(CNSNews.com) – This week’s kickoff of India’s multi-stage election was marred by violence carried out by Maoist rebels, but for many of the country’s Christians, Hindu extremists are of greater concern.
The communist insurgents killed at least 16 people, including security and polling officials, in three northeastern states – Jharkhand, Chattisgarh and Bihar – on Thursday, one of five election days spread over the next month.
Around 140 million people out of a total electorate of some 714 million were eligible to vote on the first day of what is described as the world’s biggest democratic electoral process.
Prime Minister Manmohan Singh’s Congress party is facing off against the Hindu nationalist Bharatiya Janata Party (BJP), which led governing coalitions for eight years until unexpectedly losing to a Congress-led coalition in 2004.
Despite the arrest earlier this week of a firebrand Hindu nationalist figure accused of inciting hatred against Christians, organizations representing the embattled minority have expressed concern about the possibility of violence over the election month.
The National Council of Churches in India, a grouping representing Protestant and Catholic denominations, said Christians across the country were praying for a peaceful election.
The arrested politician, Ashok Sahu, is the BJP candidate for a parliamentary seat representing Kandhamal, a district in the eastern state of Orissa.
Orissa last year saw some of the worst violence against Christians in India’s history, as Hindu mobs torched homes and churches. Scores of Christians – contested figures range from 60 to more than twice that number – were killed and tens of thousands fled their homes.

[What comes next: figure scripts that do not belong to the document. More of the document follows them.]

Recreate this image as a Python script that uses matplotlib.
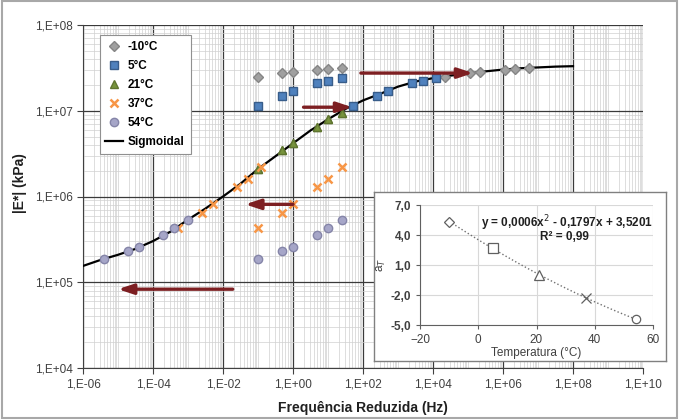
import numpy as np
import matplotlib
matplotlib.use("Agg")
import matplotlib.pyplot as plt
from matplotlib.ticker import LogLocator, NullFormatter, FixedLocator
from matplotlib.patches import Rectangle

plt.rcParams['font.family'] = ['Liberation Sans', 'DejaVu Sans']

# test frequencies (Hz) and measured |E*| (kPa) per temperature
freq = [0.1, 0.5, 1, 5, 10, 25]
temps = [-10, 5, 21, 37, 54]
E_m10 = [2.45e7, 2.75e7, 2.8e7, 3.0e7, 3.1e7, 3.15e7]
E_5 = [1.13e7, 1.5e7, 1.7e7, 2.1e7, 2.2e7, 2.4e7]
E_21 = [2.1e6, 3.5e6, 4.2e6, 6.5e6, 8.0e6, 9.5e6]
E_37 = [4.3e5, 6.5e5, 8.2e5, 1.3e6, 1.6e6, 2.2e6]
E_54 = [1.85e5, 2.3e5, 2.6e5, 3.55e5, 4.3e5, 5.3e5]

# shift factors (log aT)
log_aT = [5.35, 2.7, 0.0, -2.3, -4.4]

# master curve
sig_f = np.logspace(-6, 8, 29)
sig_E = [1.55e5, 1.82e5, 2.09e5, 2.45e5, 3.02e5, 3.89e5, 5.37e5, 7.24e5,
         1.0e6, 1.41e6, 2.09e6, 2.95e6, 4.17e6, 5.89e6, 7.94e6, 1.05e7,
         1.32e7, 1.58e7, 1.91e7, 2.19e7, 2.40e7, 2.57e7, 2.72e7, 2.88e7,
         3.02e7, 3.13e7, 3.20e7, 3.27e7, 3.31e7]

labels = ['-10°C', '5°C', '21°C', '37°C', '54°C']
styles = [
    dict(marker='D', ms=4.8, mfc='#a0a0a0', mec='#858585'),
    dict(marker='s', ms=6, mfc='#4f81bd', mec='#385d8a'),
    dict(marker='^', ms=6, mfc='#77933c', mec='#5f7530'),
    dict(marker='x', ms=5.5, mfc='#f79646', mec='#f79646', mew=1.8),
    dict(marker='o', ms=6, mfc='#a6a6c8', mec='#8585a8'),
]
series = [E_m10, E_5, E_21, E_37, E_54]

fig = plt.figure(figsize=(6.8, 4.2), dpi=100)
fig.patches.append(Rectangle((0.003, 0.004), 0.993, 0.993, transform=fig.transFigure,
                             fill=False, edgecolor='#a8a8a8', lw=1.5))

ax = fig.add_axes([83/680, 1-368/420, 560/680, 343/420])
ax.set_xscale('log')
ax.set_yscale('log')
ax.set_xlim(1e-6, 1e10)
ax.set_ylim(1e4, 1e8)

xmaj = [10.0**e for e in range(-6, 11, 2)]
ax.xaxis.set_major_locator(FixedLocator(xmaj))
ax.set_xticklabels([f"1,E{e:+03d}" for e in range(-6, 11, 2)])
ax.xaxis.set_minor_locator(LogLocator(base=10, subs=np.arange(1, 10), numticks=100))
ax.xaxis.set_minor_formatter(NullFormatter())
ymaj = [10.0**e for e in range(4, 9)]
ax.yaxis.set_major_locator(FixedLocator(ymaj))
ax.set_yticklabels([f"1,E{e:+03d}" for e in range(4, 9)])
ax.yaxis.set_minor_locator(LogLocator(base=10, subs=np.arange(2, 10), numticks=100))
ax.yaxis.set_minor_formatter(NullFormatter())

ax.grid(which='minor', color='#d0d0d0', lw=0.5)
ax.grid(which='major', color='#3a3a3a', lw=0.9)
ax.tick_params(which='minor', length=0)
ax.tick_params(which='major', length=4, color='#404040', labelsize=8.5,
               labelcolor='#404040', direction='out')
for s in ['top', 'right']:
    ax.spines[s].set_visible(False)
for s in ['left', 'bottom']:
    ax.spines[s].set_color('#404040')

handles = []
for E, st, lab, a in zip(series, styles, labels, log_aT):
    f_shift = [f * 10**a for f in freq]
    h, = ax.plot(freq, E, ls='none', label=lab, zorder=4, **st)
    ax.plot(f_shift, E, ls='none', zorder=4, **st)
    handles.append(h)
hs, = ax.plot(sig_f, sig_E, color='black', lw=1.6, label='Sigmoidal', zorder=3)
handles.append(hs)

# shift arrows
arrow_col = '#7d1f22'
arrows = [((0.019, 8.3e4), (1e-5, 8.3e4)),
          ((1.0, 8.1e5), (0.043, 8.1e5)),
          ((2.0, 1.1e7), (49, 1.1e7)),
          ((87, 2.75e7), (1.4e5, 2.75e7))]
for tail, head in arrows:
    ax.annotate('', xy=head, xytext=tail,
                arrowprops=dict(arrowstyle='-|>,head_length=0.9,head_width=0.3',
                                color=arrow_col, lw=2.4, shrinkA=0, shrinkB=0),
                zorder=5)

leg = ax.legend(handles=handles, loc='upper left', bbox_to_anchor=(0.019, 0.988),
                fancybox=False, edgecolor='#909090', framealpha=1,
                prop=dict(weight='bold', size=8.5), handlelength=1.5,
                handletextpad=0.4, labelspacing=0.6, borderpad=0.5)
leg.get_frame().set_linewidth(0.8)
leg.set_zorder(6)

fig.text(363/680, 1-408/420, 'Frequência Reduzida (Hz)', ha='center', va='center',
         fontsize=10, fontweight='bold', color='#202020')
fig.text(20/680, 1-183/420, '|E*| (kPa)', ha='center', va='center', rotation=90,
         fontsize=10, fontweight='bold', color='#202020')

# inset box
box = fig.add_axes([374/680, 1-361/420, 292/680, 169/420])
box.set_xticks([])
box.set_yticks([])
box.set_facecolor('white')
for s in box.spines.values():
    s.set_color('#808080')
    s.set_linewidth(1)
box.set_zorder(7)

ins = fig.add_axes([420/680, 1-325/420, 233/680, 120/420])
ins.set_zorder(8)
ins.set_xlim(-20, 60)
ins.set_ylim(-5, 7)
ins.set_xticks([-20, 0, 20, 40, 60])
ins.set_yticks([-5, -2, 1, 4, 7])
ins.grid(color='#d8d8d8', lw=0.8)
ins.tick_params(labelsize=8.5, labelcolor='#404040', length=3, color='#606060')
ins.set_yticklabels(['-5,0', '-2,0', '1,0', '4,0', '7,0'], fontweight='bold')
for s in ['top', 'right']:
    ins.spines[s].set_visible(False)
for s in ['left', 'bottom']:
    ins.spines[s].set_color('#606060')

coef = np.polyfit(temps, log_aT, 2)
tt = np.linspace(-10, 54, 60)
ins.plot(tt, np.polyval(coef, tt), ls=':', color='#707070', lw=1)
ins_marks = ['D', 's', '^', 'x', 'o']
ins_sizes = [5, 7, 7, 7, 6]
for t, a, m, s in zip(temps, log_aT, ins_marks, ins_sizes):
    ins.plot([t], [a], marker=m, ms=s, mfc='white', mec='#606060', mew=0.9, ls='none')

ins.text(0.63, 0.85, 'y = 0,0006x$^2$ - 0,1797x + 3,5201', transform=ins.transAxes,
         ha='center', va='center', fontsize=8.5, fontweight='bold', color='#202020')
ins.text(0.62, 0.73, 'R² = 0,99', transform=ins.transAxes,
         ha='center', va='center', fontsize=8.5, fontweight='bold', color='#202020')
ins.set_xlabel('Temperatura (°C)', fontsize=8.5, color='#404040', labelpad=1)
ins.set_ylabel('a$_T$', fontsize=8.5, color='#404040', labelpad=2)

fig.savefig('out.png', dpi=100)
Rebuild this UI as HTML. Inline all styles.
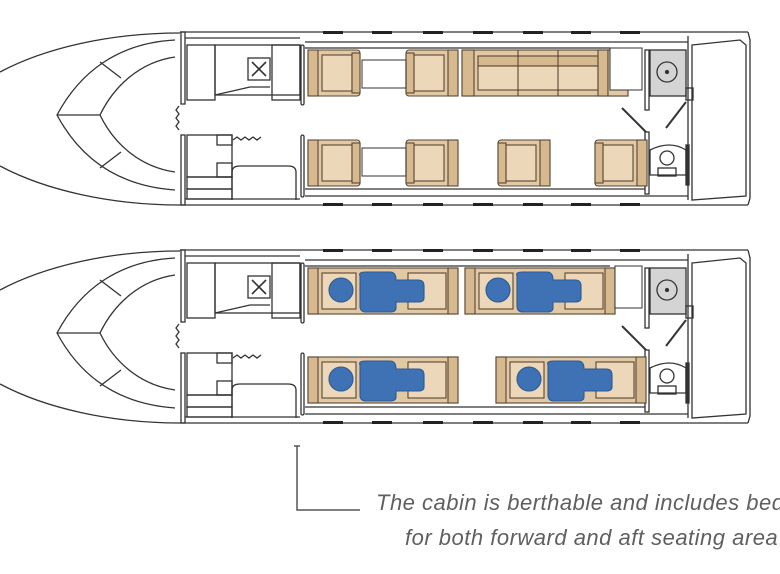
<!DOCTYPE html>
<html><head><meta charset="utf-8"><style>
html,body{margin:0;padding:0;background:#fff;width:780px;height:574px;overflow:hidden}
svg{display:block}
.t{font-family:"Liberation Sans",sans-serif;font-style:italic;font-size:22px;letter-spacing:0.5px;fill:#5f5f5f}
</style></head><body>
<svg width="780" height="574" viewBox="0 0 780 574" xmlns="http://www.w3.org/2000/svg">
<defs>
<g id="shell" fill="none" stroke="#333" stroke-width="1.3">
  <path d="M180,33 C110,33 45,48 0,72"/>
  <path d="M0,166 C45,190 110,205 180,205"/>
  <path d="M175,40 C118,43 80,72 57,115 C80,158 118,186 175,190"/>
  <path d="M175,57 C140,62 114,86 100,115 C114,144 140,167 175,172"/>
  <line x1="100" y1="62" x2="121" y2="78"/>
  <line x1="57" y1="115" x2="100" y2="115"/>
  <line x1="100" y1="168" x2="121" y2="152"/>
  <line x1="180" y1="32" x2="748" y2="32"/>
  <line x1="180" y1="205" x2="748" y2="205"/>
  <path d="M748,32 L750,40 L750,198 L748,205"/>
  <rect x="181" y="32" width="4" height="72"/>
  <rect x="181" y="135" width="4" height="70"/>
  <line x1="185" y1="38" x2="300" y2="38"/>
  <line x1="185" y1="199" x2="300" y2="199"/>
  <rect x="187" y="45" width="28" height="55"/>
  <rect x="215" y="45" width="85" height="50"/>
  <rect x="248" y="58" width="22" height="22"/>
  <path d="M252,62 L266,76 M266,62 L252,76" stroke-width="1.6"/>
  <path d="M215,95 L250,87 L270,87"/>
  <rect x="272" y="45" width="28" height="55"/>
  <path d="M179,106 l-3,4 l3,4 l-3,4 l3,4 l-3,4 l3,4"/>
  <rect x="187" y="135" width="45" height="42"/>
  <rect x="217" y="135" width="15" height="10"/>
  <rect x="217" y="163" width="15" height="14"/>
  <path d="M233,140 l4,-3 l4,3 l4,-3 l4,3 l4,-3 l4,3 l4,-3"/>
  <rect x="187" y="177" width="45" height="12"/>
  <rect x="187" y="189" width="45" height="10"/>
  <path d="M232,200 L232,172 Q232,166 240,166 L288,166 Q296,166 296,172 L296,200"/>
  <rect x="301" y="45" width="3" height="60" rx="1.5"/>
  <rect x="301" y="135" width="3" height="62" rx="1.5"/>
  <line x1="305" y1="42" x2="688" y2="42"/>
  <line x1="305" y1="48" x2="610" y2="48"/>
  <line x1="305" y1="196" x2="688" y2="196"/>
  <line x1="305" y1="189" x2="645" y2="189"/>
  <line x1="688" y1="36" x2="688" y2="200"/>
  <path d="M692,45 L740,40 L746,45 L746,196 L692,200 Z"/>
  <rect x="650" y="50" width="36" height="46" fill="#d4d4d4"/>
  <circle cx="667" cy="72" r="10"/>
  <circle cx="667" cy="72" r="1.5" fill="#333"/>
  <rect x="645" y="50" width="4" height="60"/>
  <rect x="686" y="88" width="7" height="12"/>
  <line x1="622" y1="108" x2="646" y2="132" stroke-width="2"/>
  <line x1="686" y1="102" x2="666" y2="128" stroke-width="2"/>
  <rect x="645" y="132" width="4" height="62"/>
  <path d="M650,150 Q670,140 686,150 L686,175 L650,175 Z"/>
  <circle cx="667" cy="158" r="7"/>
  <rect x="658" y="168" width="18" height="8"/>
  <rect x="686" y="145" width="3" height="40" fill="#333"/>
  <g fill="#222" stroke="none">
    <rect x="323" y="31" width="20" height="3"/><rect x="372" y="31" width="20" height="3"/>
    <rect x="423" y="31" width="20" height="3"/><rect x="473" y="31" width="20" height="3"/>
    <rect x="523" y="31" width="20" height="3"/><rect x="571" y="31" width="20" height="3"/>
    <rect x="620" y="31" width="20" height="3"/>
    <rect x="323" y="203" width="20" height="3"/><rect x="372" y="203" width="20" height="3"/>
    <rect x="423" y="203" width="20" height="3"/><rect x="473" y="203" width="20" height="3"/>
    <rect x="523" y="203" width="20" height="3"/><rect x="571" y="203" width="20" height="3"/>
    <rect x="620" y="203" width="20" height="3"/>
  </g>
</g>
<g id="seatR" stroke="#5a4632" stroke-width="1.1">
  <rect x="0" y="0" width="52" height="46" rx="3" fill="#e2c9a6"/>
  <rect x="0" y="0" width="10" height="46" fill="#d7b98f"/>
  <rect x="14" y="5" width="30" height="36" fill="#ecd7b8"/>
  <rect x="44" y="3" width="8" height="40" fill="#d7b98f"/>
</g>
<g id="seatL" stroke="#5a4632" stroke-width="1.1">
  <rect x="0" y="0" width="52" height="46" rx="3" fill="#e2c9a6"/>
  <rect x="42" y="0" width="10" height="46" fill="#d7b98f"/>
  <rect x="8" y="5" width="30" height="36" fill="#ecd7b8"/>
  <rect x="0" y="3" width="8" height="40" fill="#d7b98f"/>
</g>
<g id="berth" stroke="#5a4632" stroke-width="1.1">
  <rect x="0" y="0" width="150" height="46" fill="#e2c9a6"/>
  <rect x="0" y="0" width="10" height="46" fill="#d7b98f"/>
  <rect x="14" y="5" width="34" height="36" fill="#ecd7b8"/>
  <rect x="100" y="5" width="38" height="36" fill="#ecd7b8"/>
  <rect x="140" y="0" width="10" height="46" fill="#d7b98f"/>
  <circle cx="33" cy="22" r="12" fill="#3f72b5" stroke="#2d5a95"/>
  <path d="M52,8 Q50,4 58,4 L82,4 Q88,4 88,12 L110,12 Q116,12 116,18 L116,30 Q116,34 110,34 L88,34 L88,40 Q88,44 82,44 L58,44 Q52,44 52,38 Z" fill="#3f72b5" stroke="#2d5a95"/>
</g>
</defs>

<use href="#shell"/>
<use href="#seatR" x="308" y="50"/>
<use href="#seatL" x="406" y="50"/>
<g stroke="#5a4632" stroke-width="1.1">
  <rect x="462" y="50" width="166" height="46" fill="#e2c9a6"/>
  <rect x="462" y="50" width="12" height="46" fill="#d7b98f"/>
  <rect x="478" y="56" width="120" height="10" fill="#d7b98f"/>
  <rect x="478" y="66" width="120" height="24" fill="#ecd7b8"/>
  <line x1="518" y1="50" x2="518" y2="96"/><line x1="558" y1="50" x2="558" y2="96"/>
  <rect x="598" y="50" width="10" height="46" fill="#d7b98f"/>
  <rect x="608" y="50" width="20" height="46" fill="#e2c9a6"/>
</g>
<rect x="610" y="48" width="32" height="42" fill="#fff" stroke="#333"/>
<use href="#seatR" x="308" y="140"/>
<use href="#seatL" x="406" y="140"/>
<use href="#seatL" x="498" y="140"/>
<use href="#seatL" x="595" y="140"/>
<g fill="none" stroke="#333" stroke-width="1">
  <rect x="362" y="60" width="44" height="28"/>
  <rect x="362" y="148" width="44" height="28"/>
</g>

<g transform="translate(0,218)">
  <use href="#shell"/>
  <use href="#berth" x="308" y="50"/>
  <use href="#berth" x="465" y="50"/>
  <use href="#berth" x="308" y="139"/>
  <use href="#berth" x="496" y="139"/>
  <rect x="615" y="48" width="27" height="42" fill="#fff" stroke="#333"/>
</g>

<path d="M294,446 L300,446 M297,446 L297,510 L360,510" fill="none" stroke="#555" stroke-width="1.5"/>
<text class="t" x="376" y="510">The cabin is berthable and includes bed</text>
<text class="t" x="405" y="545">for both forward and aft seating area</text>
</svg>
</body></html>
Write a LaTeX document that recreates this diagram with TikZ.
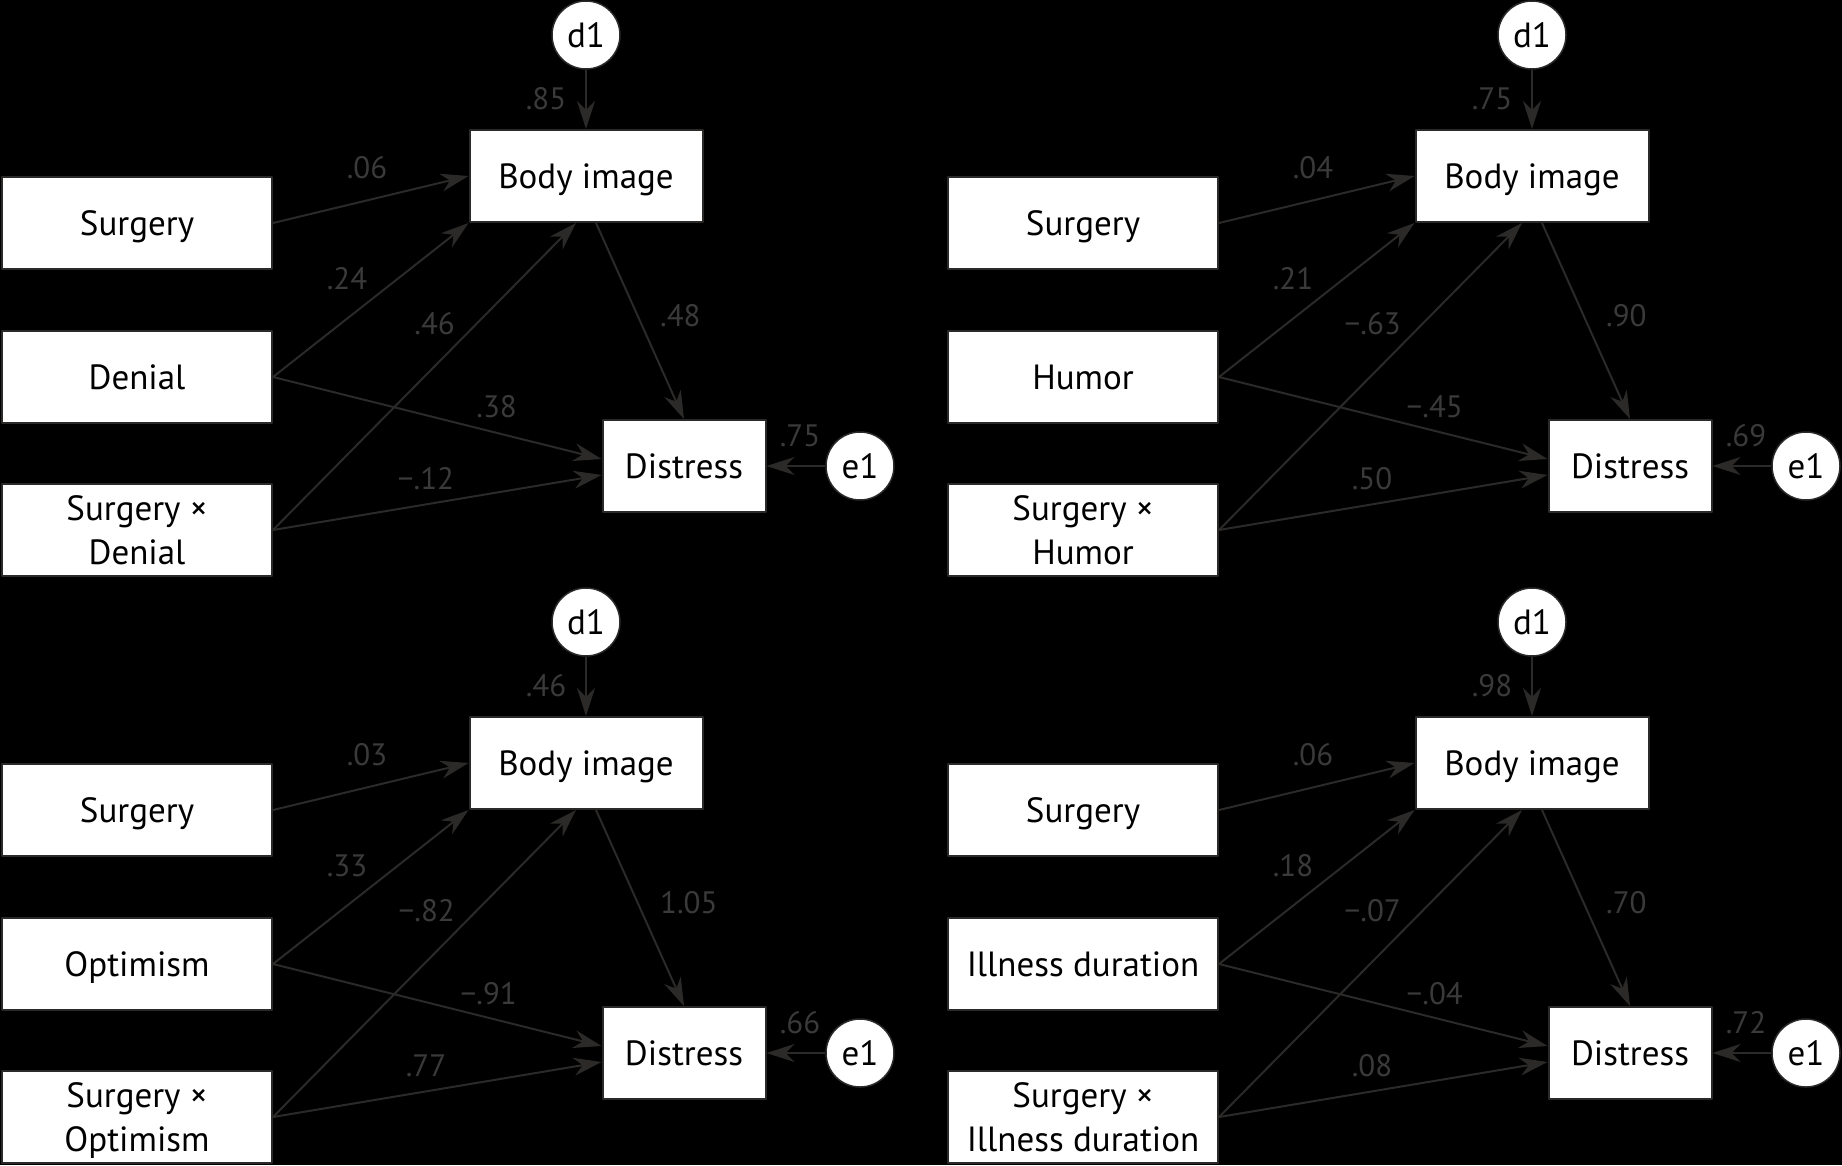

Eight months later, thousands are still in makeshift emergency camps where, according to Barnabas Fund – which supports Orissa Christians and other Christian communities under threat around the world – they live in cramped conditions with minimal government assistance, fearful of further attacks.
Indian Christian organizations warned ahead of the election that minorities may be intimidated into voting for parties they would not otherwise support – or into staying home.
Barnabas Fund reported that during the violence in Orissa, attackers deliberately sought out and destroyed Christians’ identity papers, without which citizens may not vote.
In the event, voting in Kandhamal and other parts of Orissa was reported to have gone smoothly on Thursday, with officials saying about 53 percent of registered voters had cast their ballots. Authorities provided extra security and transport to help those still in the relief camps to vote. Further voting is scheduled in Orissa next Wednesday.
Sahu was arrested after reportedly making inflammatory speeches earlier this month, accusing Christians of a conversion campaign and renewing allegations from last year that Christians were behind the death of an octogenarian Hindu leader, Laxmanananda Saraswati.
Maoist terrorists active in eastern India claimed responsibility for the August 2008 attack that killed Saraswati. But Hindu nationalists blamed Christians instead, triggering the Orissa violence.
Saraswati was a veteran leader of a BJP-allied fundamentalist organization called the World Hindu Council (Vishwa Hindu Parishad or VHP), which strongly opposes the conversion of Hindus to Christianity.
It accuses Christians of using material inducements to lure poor Hindus – especially those designated as Dalits or “untouchables” in India’s rigid caste system – to convert to Christianity.
Orissa is one of five Indian states where BJP authorities have passed anti-conversion laws which the U.S. State Department says infringe upon an individual’s right to change religion.
Christians, who account for about 2.3 percent of India’s population of 1.1 billion, deny luring, bribing or coercing poor Hindus to convert. Christians say those who have become believers do so willingly, and in the process escape the discriminatory caste system.
The Christian ministry Open Doors, which maintains a watchlist of countries where Christians face the worst persecution, this year moved India to 22nd place, up from 30th last year.
“The violence in Orissa and in other states comes at a time when many Christians feel that Hindu fundamentalism is on the rise,” Open Doors said this week. “The extremists’ goal is to make India a Hindu nation, rather than a secular one.”